Collection entries:
********************
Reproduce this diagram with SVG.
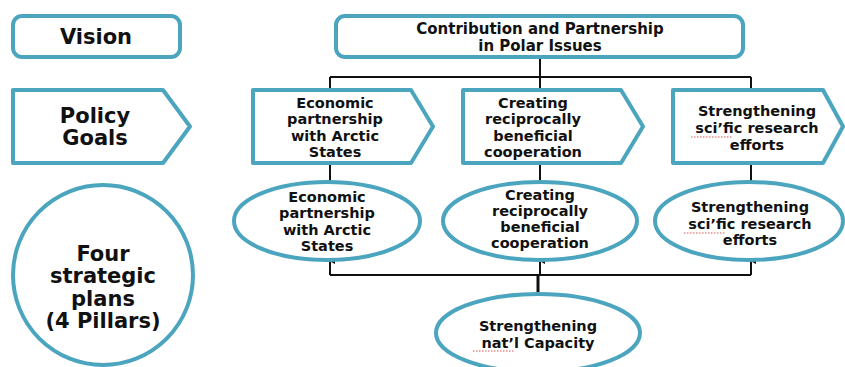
<svg xmlns="http://www.w3.org/2000/svg" width="845" height="367" viewBox="0 0 845 367">
<style>
.box{fill:#fff;stroke:#4ba5bf;stroke-width:4;stroke-linejoin:round}
.t{font-family:"DejaVu Sans","Open Sans",sans-serif;font-weight:bold;fill:#111;text-anchor:middle;font-size:14.5px}
.big{font-size:21px}
.mid{font-size:15px}
.ln{fill:none;stroke:#111;stroke-width:2}
.sq{fill:none;stroke:#e05050;stroke-width:1;stroke-dasharray:1.5 1.5}
</style>
<defs>
<marker id="ah" viewBox="0 0 8 8" refX="4" refY="1" markerWidth="6" markerHeight="6" orient="auto-start-reverse" markerUnits="userSpaceOnUse">
<path d="M0,8 L4,0 L8,8 Z" fill="#111"/>
</marker>
</defs>
<g id="connectors">
<path class="ln" d="M540,57 V77 M330,77 H751 M330,77 V90 M540,77 V90 M751,77 V90"/>
<path class="ln" d="M330,163 V183 M540,163 V183 M751,163 V183"/>
<path class="ln" d="M330,275 H751"/>
<path class="ln" d="M538,293 V275" style="stroke-width:3"/>
<path class="ln" d="M330,275 V261" marker-end="url(#ah)"/>
<path class="ln" d="M540,275 V261" marker-end="url(#ah)"/>
<path class="ln" d="M751,275 V261" marker-end="url(#ah)"/>
</g>
<g id="vision">
<rect class="box" x="13" y="16" width="167" height="41" rx="9"/>
<text class="t big" x="96" y="44">Vision</text>
</g>
<g id="contribution">
<rect class="box" x="336" y="16" width="407" height="41" rx="9"/>
<text class="t mid" x="540" y="34">Contribution and Partnership</text>
<text class="t mid" x="540" y="51">in Polar Issues</text>
</g>
<g id="policy-goals">
<path class="box" d="M13,90 H163 L190,126.5 L163,163 H13 Z"/>
<text class="t big" x="95" y="123">Policy</text>
<text class="t big" x="95" y="145">Goals</text>
</g>
<g id="goal-economic">
<path class="box" d="M253,90 H411 L433,126.5 L411,163 H253 Z"/>
<text class="t" x="335" y="108">Economic</text>
<text class="t" x="335" y="124">partnership</text>
<text class="t" x="335" y="141">with Arctic</text>
<text class="t" x="335" y="157">States</text>
</g>
<g id="goal-creating">
<path class="box" d="M463,90 H621 L643,126.5 L621,163 H463 Z"/>
<text class="t" x="533" y="108">Creating</text>
<text class="t" x="533" y="124">reciprocally</text>
<text class="t" x="533" y="141">beneficial</text>
<text class="t" x="533" y="157">cooperation</text>
</g>
<g id="goal-science">
<path class="box" d="M673,90 H823 L843,126.5 L823,163 H673 Z"/>
<text class="t" x="757" y="116">Strengthening</text>
<text class="t" x="757" y="133">sci’fic research</text>
<text class="t" x="757" y="150">efforts</text>
<path class="sq" d="M691,137 H733"/>
</g>
<g id="four-plans">
<ellipse class="box" cx="103" cy="275" rx="90" ry="90"/>
<text class="t big" x="103" y="261">Four</text>
<text class="t big" x="103" y="283">strategic</text>
<text class="t big" x="103" y="306">plans</text>
<text class="t big" x="103" y="328">(4 Pillars)</text>
</g>
<g id="pillar-economic">
<ellipse class="box" cx="327" cy="221" rx="93" ry="39"/>
<text class="t" x="327" y="202">Economic</text>
<text class="t" x="327" y="218">partnership</text>
<text class="t" x="327" y="235">with Arctic</text>
<text class="t" x="327" y="251">States</text>
</g>
<g id="pillar-creating">
<ellipse class="box" cx="540" cy="221" rx="97" ry="39"/>
<text class="t" x="540" y="200">Creating</text>
<text class="t" x="540" y="216">reciprocally</text>
<text class="t" x="540" y="232">beneficial</text>
<text class="t" x="540" y="248">cooperation</text>
</g>
<g id="pillar-science">
<ellipse class="box" cx="749" cy="221" rx="94" ry="39"/>
<text class="t" x="750" y="212">Strengthening</text>
<text class="t" x="750" y="229">sci’fic research</text>
<text class="t" x="750" y="245">efforts</text>
<path class="sq" d="M684,233 H726"/>
</g>
<g id="pillar-capacity">
<ellipse class="box" cx="538" cy="333" rx="102" ry="39"/>
<text class="t" x="538" y="331">Strengthening</text>
<text class="t" x="538" y="348">nat’l Capacity</text>
<path class="sq" d="M473,351 H515"/>
</g>
</svg>
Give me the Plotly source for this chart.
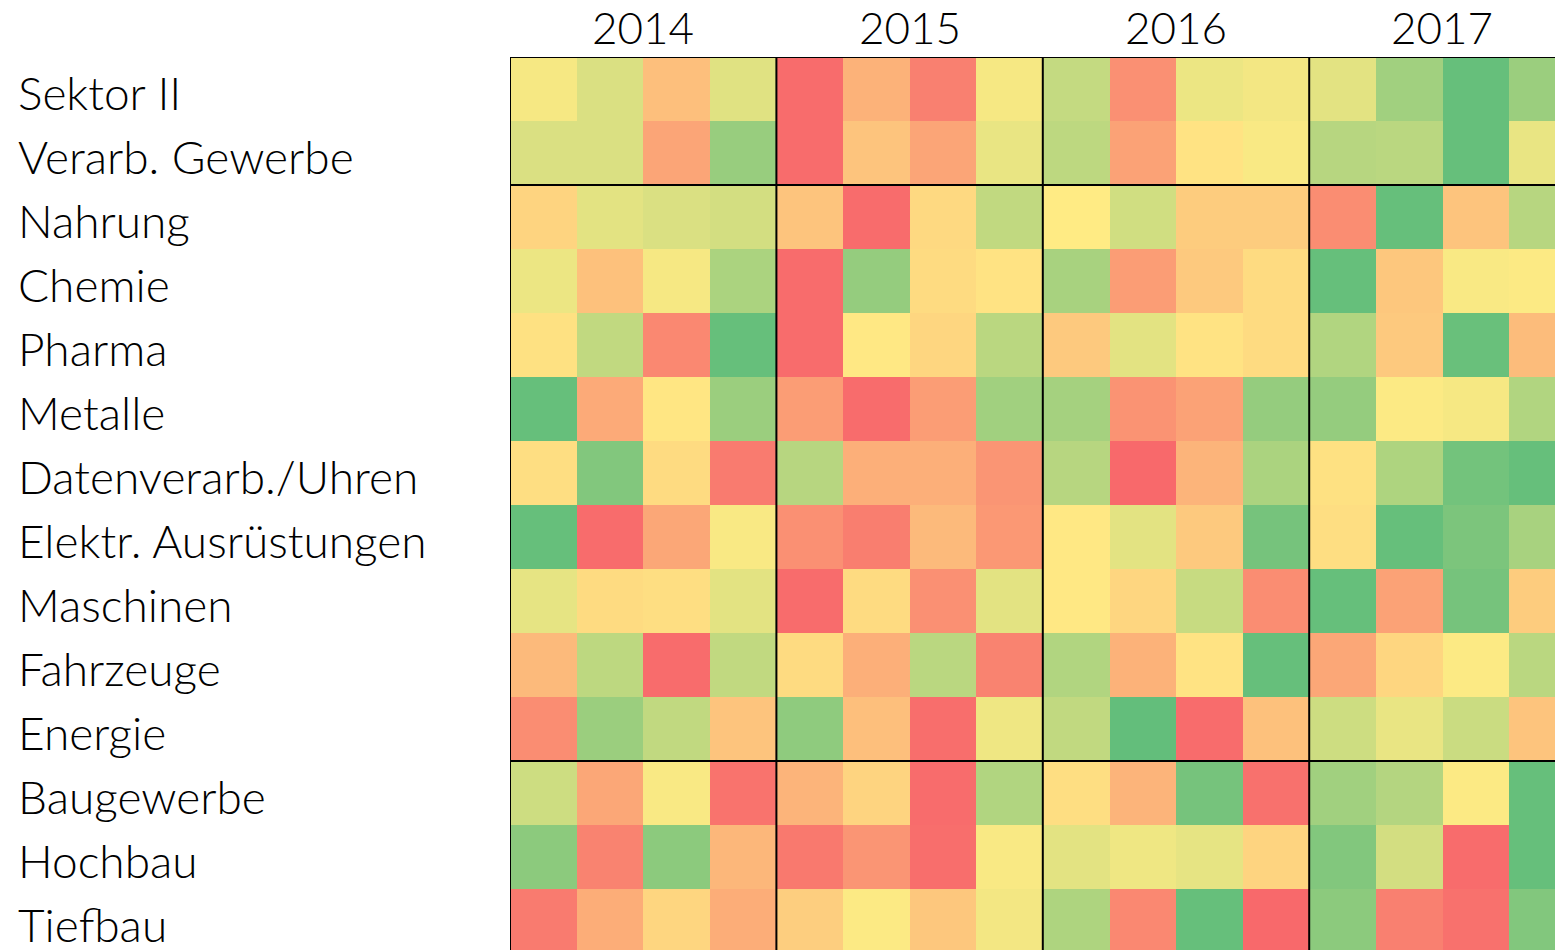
import plotly.graph_objects as go

# ---- data ----
sectors = ["Sektor II", "Verarb. Gewerbe", "Nahrung", "Chemie", "Pharma", "Metalle",
           "Datenverarb./Uhren", "Elektr. Ausrüstungen", "Maschinen", "Fahrzeuge",
           "Energie", "Baugewerbe", "Hochbau", "Tiefbau"]
years = ["2014", "2015", "2016", "2017"]
quarters = ["Q1", "Q2", "Q3", "Q4"]
group_sizes = [2, 9, 3]  # Sektor II block, Verarb. Gewerbe block, Bau block

# relative score (0 = worst/red, 0.5 = neutral/yellow, 1 = best/green)
v2014 = [
    [0.53, 0.62, 0.33, 0.60],
    [0.62, 0.62, 0.23, 0.83],
    [0.41, 0.59, 0.62, 0.64],
    [0.56, 0.34, 0.53, 0.77],
    [0.46, 0.70, 0.12, 0.99],
    [0.99, 0.25, 0.48, 0.82],
    [0.45, 0.90, 0.44, 0.07],
    [0.99, 0.01, 0.24, 0.52],
    [0.58, 0.44, 0.45, 0.59],
    [0.31, 0.71, 0.01, 0.70],
    [0.14, 0.82, 0.70, 0.35],
    [0.66, 0.24, 0.52, 0.04],
    [0.87, 0.10, 0.87, 0.30],
    [0.07, 0.26, 0.42, 0.26],
]
v2015 = [
    [0.01, 0.28, 0.09, 0.53],
    [0.01, 0.35, 0.23, 0.57],
    [0.35, 0.01, 0.43, 0.70],
    [0.01, 0.84, 0.44, 0.47],
    [0.01, 0.49, 0.42, 0.72],
    [0.20, 0.01, 0.20, 0.80],
    [0.73, 0.27, 0.27, 0.17],
    [0.15, 0.08, 0.31, 0.18],
    [0.01, 0.44, 0.15, 0.59],
    [0.44, 0.27, 0.72, 0.10],
    [0.86, 0.33, 0.02, 0.55],
    [0.29, 0.41, 0.01, 0.75],
    [0.06, 0.17, 0.02, 0.52],
    [0.39, 0.51, 0.36, 0.54],
]
v2016 = [
    [0.69, 0.15, 0.56, 0.54],
    [0.71, 0.22, 0.47, 0.52],
    [0.50, 0.65, 0.38, 0.38],
    [0.78, 0.20, 0.37, 0.44],
    [0.37, 0.59, 0.47, 0.44],
    [0.79, 0.16, 0.22, 0.84],
    [0.73, 0.00, 0.29, 0.77],
    [0.49, 0.59, 0.37, 0.94],
    [0.49, 0.42, 0.68, 0.14],
    [0.75, 0.28, 0.47, 0.99],
    [0.70, 1.00, 0.01, 0.34],
    [0.45, 0.29, 0.94, 0.03],
    [0.59, 0.55, 0.58, 0.41],
    [0.76, 0.12, 0.99, 0.00],
]
v2017 = [
    [0.59, 0.80, 0.99, 0.82],
    [0.73, 0.72, 0.99, 0.57],
    [0.14, 0.99, 0.35, 0.73],
    [0.99, 0.36, 0.52, 0.51],
    [0.75, 0.37, 0.98, 0.32],
    [0.84, 0.51, 0.53, 0.75],
    [0.46, 0.76, 0.95, 0.99],
    [0.45, 0.99, 0.92, 0.78],
    [0.99, 0.22, 0.94, 0.38],
    [0.24, 0.42, 0.51, 0.72],
    [0.66, 0.57, 0.67, 0.35],
    [0.80, 0.74, 0.51, 0.99],
    [0.90, 0.64, 0.01, 0.99],
    [0.87, 0.09, 0.03, 0.90],
]

# ---- build matrix ----
blocks = [v2014, v2015, v2016, v2017]
z = [sum((blk[i] for blk in blocks), []) for i in range(len(sectors))]
nq = len(quarters)
ncol = nq * len(years)
x_idx = list(range(ncol))
y_idx = list(range(len(sectors)))

FONT = "Lato"

fig = go.Figure(go.Heatmap(
    z=z, x=x_idx, y=y_idx,
    colorscale=[[0.0, "#F8696B"], [0.5, "#FFEB84"], [1.0, "#63BE7B"]],
    zmin=0, zmax=1, showscale=False, xgap=0, ygap=0,
    hoverinfo="skip",
))

W, H = 1555, 950
left, top = 510, 57
cell_w, cell_h = 66.6, 64.0
plot_w, plot_h = W - left, H - top

fig.update_layout(
    width=W, height=H,
    margin=dict(l=left, r=0, t=top, b=0, pad=0),
    paper_bgcolor="white", plot_bgcolor="white",
    xaxis=dict(range=[-0.5, -0.5 + plot_w / cell_w], showticklabels=False,
               showgrid=False, zeroline=False, ticks="", showline=False, fixedrange=True),
    yaxis=dict(range=[-0.5 + plot_h / cell_h, -0.5], showticklabels=False,
               showgrid=False, zeroline=False, ticks="", showline=False, fixedrange=True),
    showlegend=False,
)

# row labels
for i, name in enumerate(sectors):
    fig.add_annotation(
        x=(16 - left) / plot_w, xref="paper", y=i, yref="y",
        text=name, showarrow=False, xanchor="left", yanchor="middle",
        yshift=-3,
        font=dict(family=FONT, size=46, color="#000000", weight=300),
    )

# year labels
for k, yr in enumerate(years):
    fig.add_annotation(
        x=k * nq + (nq - 1) / 2, xref="x", y=1, yref="paper",
        text=yr, showarrow=False, xanchor="center", yanchor="bottom",
        yshift=2,
        font=dict(family=FONT, size=44, color="#000000", weight=300),
    )

# separators
line = dict(color="black", width=2)
for k in range(len(years)):
    xv = k * nq - 0.5
    fig.add_shape(type="line", xref="x", yref="paper", x0=xv, x1=xv, y0=0, y1=1, line=line)
fig.add_shape(type="line", xref="paper", yref="y", x0=0, x1=1, y0=-0.5, y1=-0.5, line=line)
acc = 0
for g in group_sizes[:-1]:
    acc += g
    fig.add_shape(type="line", xref="paper", yref="y", x0=0, x1=1,
                  y0=acc - 0.5, y1=acc - 0.5, line=line)

fig.write_html(
    "out.html",
    config={"displayModeBar": False},
    post_script="document.body.style.margin='0';document.body.style.overflow='hidden';",
)
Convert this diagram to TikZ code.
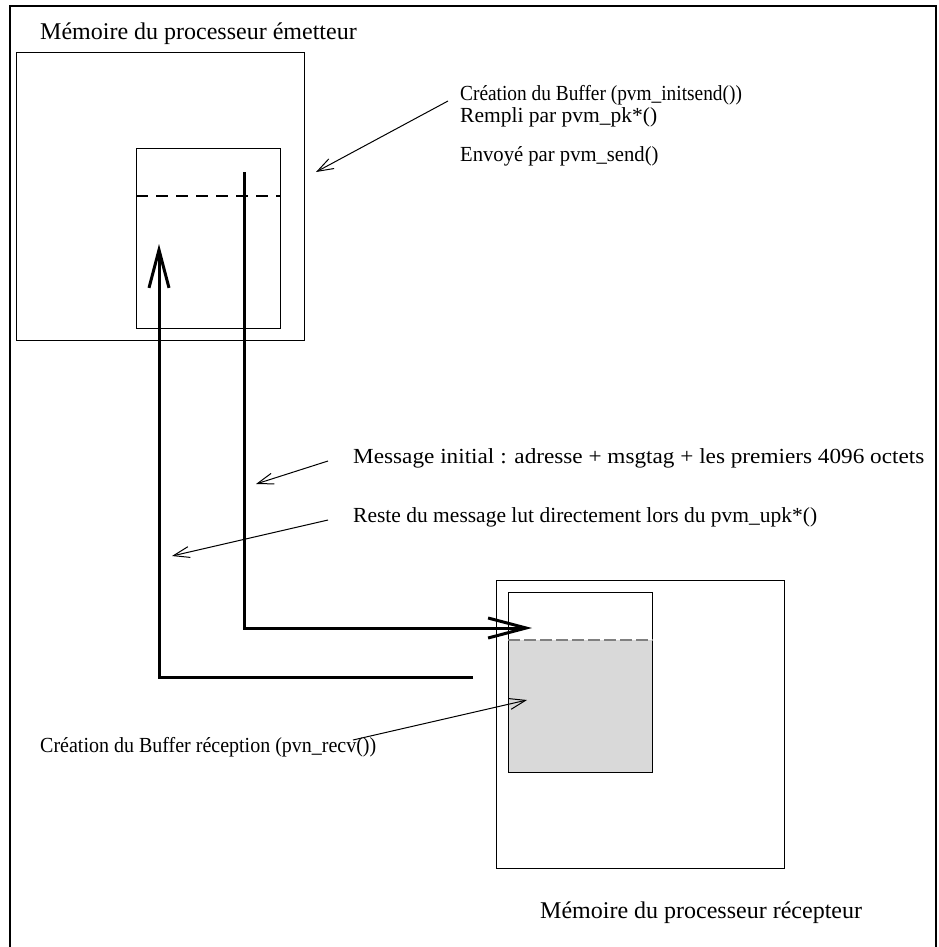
********************
- [WHAT YOU ARE ASKED TO DO]
Using the data above, set down each line from the line with "Give me the Plotly source for this chart." to the line with "import plotly.graph_objects as go" exactly, both ends included, and leave the pictures behind. Nothing else belongs.

- [EXPECTED OUTPUT]
Give me the Plotly source for this chart.
import plotly.graph_objects as go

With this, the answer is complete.